Readers may have visited the Del Dotto caves on Atlas Peak Road, and may have read what I wrote about my visit to that winemaking facility years ago.
(Go to http://www.ilovenapa.com/favorite_dark.shtml ) Dave moved into these caves years ago, while he was building his Rutherford dream cathedral.
Dave told napaman that he intends to stay in the Atlas Peak facility for the next two years and may renew his lease on that property when it comes up for renewal.
The indefatigable entrepreneur, Dave Del Dotto, who has just announced plans to build a third winery in Napa Valley. Slow down, Dave – you’ll soon have as many wineries as Steve Martin has had guest appearances on Saturday Night Live (15)!
In addition to finishing his new winery in Rutherford, and starting to plan another in Yountville, Dave has been busy buying land on which to grow grapes.
Today, Del Dotto owns more than 400 acres in Napa and Sonoma counties, of which 96 are planted. Chardonnay, Pinot Noir, Cabernet Sauvignon, Cabernet Franc, Merlot and Sangiovese are planted.
The fruit comes from five different estate vineyards, the largest of which is Cinghiale (which means ‘wild boar’ in Italian) Vineyard, on the crown of a ridge on the Sonoma Coast, overlooking the Pacific Ocean. This is Del Dotto’s source of Pinot Noir and some Chardonnay.
The salon area of the winery – where you enjoy camaraderie and bottled wine after your cave tour.
After the cave tour, your guide hosts a tasting in the salon, where you are served a plate of charcuterie and cheeses plus house-made pizza. You are also served some terrific examples of Del Dotto’s bottled wines, and if you pass the final exam (just kidding), you are also served house Port, made from Del Dotto’s pressed wine.
During my visit, Dave revealed that he would like to develop a third winery in the valley – on a plot across from Mustards Grill, in Yountville. Dave bought the 13-acre site, which used to be a strawberry patch, and plans to convert it into a “Pompeii-style winery” at which all wines will be fermented and aged in clay vessels – “the way they made wine 2,000 years ago,” says Dave.
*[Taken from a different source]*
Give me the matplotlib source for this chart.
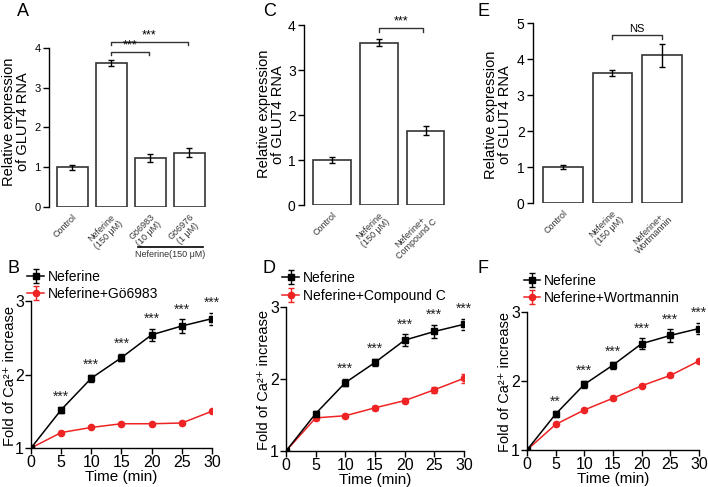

According to tour leader Bob Groff, who is wine historian, the term amphora, referring to the clay vessels which have two handles and are used to store liquids, seeds, grain, even wine, actually means “carried by two men.” Hence the reason there are two handles on the newly released bottles of Del Dotto wines aged in clay amphorae.
Yes, it sounds crazy, but for the past two years, Dave has been studying this historic style of winemaking and has been making some tasty Zinfandels and Cabernets, which have been fermented, and aged, in clay.
It’s a known fact that fermenting in vessels interred in the ground keeps the fermenting juices cool, which promotes color and flavor extraction, and aging in clay, or slightly porous material, also helps improve a wine.
Some of my favorite Chateauneufs du Pape are fermented in large cement vessels. And one of my recent favorite Napa Valley Cabs – from Ovid on Pritchard Hill – is fermented in cement. So Dave just may be on to something when he launches an entire series of wines that are fermented and aged in clay.
As making money is as much a rush to Dave as making wine, the Yountmill property is actually on the market with a $12.5 million price tag.
“If we sell it, we’ll make our clay-fermented wines at Del Dotto,” says tour guide Groff. “If we don’t sell it, we’ll move the clay operation to the new location.” Either way, we’re making clay-aged wines.”
To experience Del Dotto Estate and Caves, be sure to leave a good two-hour window in your day. This is not a winery to visit when you’re doing four in a row. This is an eye-opening, one-of-a-kind experience that requires your full time and attention. It’s like one of Dave’s infomercials – it’s in your face and likely to change your thinking.
Del Dotto Estate Winery & Caves, 1445 St. Helena Highway South, St. Helena, CA, 94574. Visits by appointment only. The cave barrel tasting tours are staggered throughout the day, but usually depart the reception area at 11 am, 1 pm and 3 pm. On weekends and holidays, additional tours are offered at 11:30 am, 1:30 pm and 3:30 pm Tel: 707-963-2134.